The same sensor also works when the headphone is in wired mode but the main difference is it only mutes what’s playing as opposed to pausing it like in wireless mode. Another thing to note is the headphone cannot be used passively at all so if you run out of battery, the PX5 won’t work even with the 3.5mm cable plugged-in. Kind of a bummer but I imagine B&W intended it to be this way so both the noise canceling and wear sensors still work. The play/pause and volume buttons however don’t work in wired mode.

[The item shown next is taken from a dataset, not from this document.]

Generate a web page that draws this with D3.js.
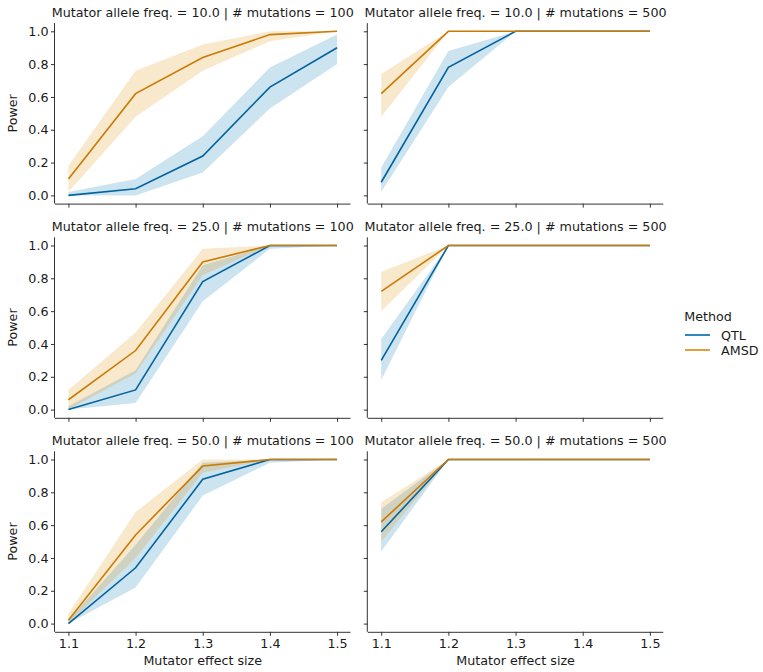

The PX5 also features ambient pass-through which is the opposite of noise cancellation allowing you to hear all the background rumblings without having to take the headphones off or manually pause the music. It’s, in theory, neat but like most noise-cancelers, the quality of the audio coming through is not that good. You can still understand if a person is talking to you but the clarity isn’t great and is comparable to an old radio playing through its built-in speakers.
Microphone Audio Quality
The quality of audio from the headphone’s built-in microphone is perfectly adequate for calls. There does seem to be some lost speech intelligibility when the noise-cancellation mode is turned on but it’s just slight. I also find the quality to be largely unchanged going from wireless to wired.

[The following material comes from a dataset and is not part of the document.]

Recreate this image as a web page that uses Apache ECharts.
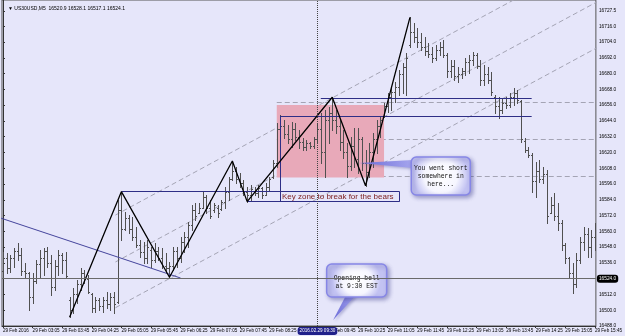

The battery life is pretty good and I didn’t have to charge it during the entire first week when I was using it for about 2 hours a day and rotating it with some of the other headphones that I was testing. It advertises a 25-hour battery life and while I didn’t really do any standardized battery tests, I would say my experience is closer to 15-18 hours before I have to charge the headphone. Again, the headphone cannot be used even passively when it has no charge.
This headphone has three noise-canceling modes namely auto, high and low which can be used both in wired and wireless mode.
It’s been a while since I reviewed a noise-canceling headphone but from my experience, I find its ability to cancel out noise above average at best. It does cancel out the constant rumbling of low-frequency noises around you but anything else above that is just slightly reduced. Now I know noise-cancelers can mostly really just cancel low-frequency noises and anything that is consistently on the background but I find the PX5 inferior to the top headphones in this category namely the Bose 700 and the Sony WH-1000MX3 (what a long name!).
As for the modes, I actually did not find any significant difference between auto and high and this is even with me simulating scenarios where I would go from a less noisy environment to a noisier one. Perhaps the simulation that I did wasn’t comparable to real-world scenarios. The low mode I feel is perfectly adequate for office environments where the need to block out some noise without completely separating yourself from your team comes in handy.
There is an inherent disadvantage to on-ear cans because it’s harder to get a good seal on them and that is the number one requirement. A bad seal leads to a sub-optimal noise-canceling capability. Thankfully, I didn’t have any difficulties getting a good one but your mileage may vary here.